Dos reuniones, dos visiones de futuro

El viernes 15 de agosto quedó marcado en la agenda internacional por dos encuentros presidenciales que, aunque ocurrieron el mismo día, proyectaron visiones completamente distintas sobre el rumbo del mundo. Uno tuvo lugar en Alaska, entre Donald Trump y Vladimir Putin, y el otro en el sur de México, donde la presidenta Claudia Sheinbaum se reunió con el mandatario de Guatemala, Bernardo Arévalo, y el primer ministro de Belice, Johnny Briseño.

La reunión en Alaska juntó a dos líderes con amplio historial de confrontación, pero con un interés común: Ucrania. Más que hablar de paz, lo que estuvo sobre la mesa fue el reparto de territorios y la explotación de las tierras raras que guarda el subsuelo ucraniano. Estos minerales, esenciales para la industria tecnológica y bélica, se han convertido en uno de los grandes motivos detrás del conflicto. Lo que se presentó como una “negociación de alto nivel” terminó siendo un acuerdo para seguir viendo a un país devastado como botín de guerra.

El mensaje de Trump y Putin es claro: los recursos naturales son piezas de ajedrez en el tablero geopolítico. La lógica de la confrontación y el dominio militar sigue prevaleciendo sobre cualquier idea de reconciliación real. En ese escenario, el futuro no se construye desde la cooperación, sino desde el cálculo de quién obtiene más beneficios a corto plazo, sin importar el costo humano ni ambiental.

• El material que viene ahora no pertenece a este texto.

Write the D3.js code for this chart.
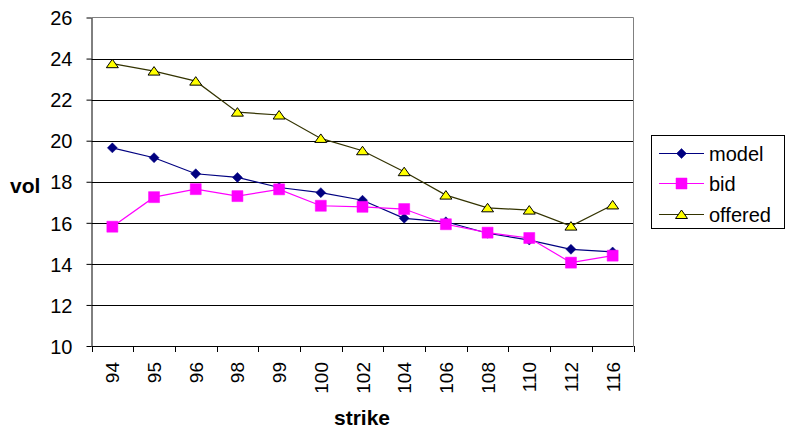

En contraste, en el corazón de la cultura maya, la Presidenta Claudia Sheinbaum sostuvo un encuentro con sus homólogos centroamericanos. La prioridad no fue el reparto de riquezas naturales ni la explotación de recursos estratégicos, sino la preservación de uno de los pulmones más importantes del planeta: la Gran Selva Maya. Este acuerdo representa un esfuerzo conjunto para poner “barreras invisibles” contra la deforestación y proteger la biodiversidad que aún sobrevive en la región.

Lejos de la lógica extractivista que dominó en Alaska, la reunión en el sur de México puso sobre la mesa la idea de prosperidad compartida. Hablaron de cómo la cooperación ambiental puede generar bienestar social, turismo sustentable y oportunidades de desarrollo económico que no sacrifiquen la naturaleza. En vez de botín de guerra, se habló de patrimonio común; en vez de explotación, se habló de preservación.

Este contraste no es menor. Mientras en el norte del continente las potencias buscan repartirse los restos de un conflicto, en el sur emergen liderazgos que piensan en el futuro del planeta y en la obligación moral de dejar un legado ambiental. No es casual que Sheinbaum, en su primera etapa de gobierno, haya puesto como prioridad el tema climático: desde la transición energética hasta la protección de ecosistemas.

Lo ocurrido el mismo día muestra las dos caras del mundo actual: por un lado, el poder que se sostiene en la guerra, el extractivismo y la imposición; por el otro, la cooperación regional, la defensa del medio ambiente y la visión de un futuro en el que todos puedan prosperar. Es, en esencia, la confrontación entre un modelo que agota y otro que preserva.

En tiempos de crisis climática, de sequías, incendios forestales y desastres naturales cada vez más frecuentes, la disyuntiva es clara. O seguimos viendo a la tierra como un botín de guerra, o aprendemos a defenderla como el único hogar común que tenemos. El 15 de agosto dejó un recordatorio: el futuro de la humanidad dependerá de qué reunión decidamos tomar como modelo.

Al final, la pregunta que queda en el aire es incómoda pero necesaria: ¿queremos heredar a las próximas generaciones un planeta convertido en trofeo de guerra o un hogar capaz de sostener la vida? La respuesta, aunque parece obvia, se juega todos los días en las decisiones que toman los líderes del mundo.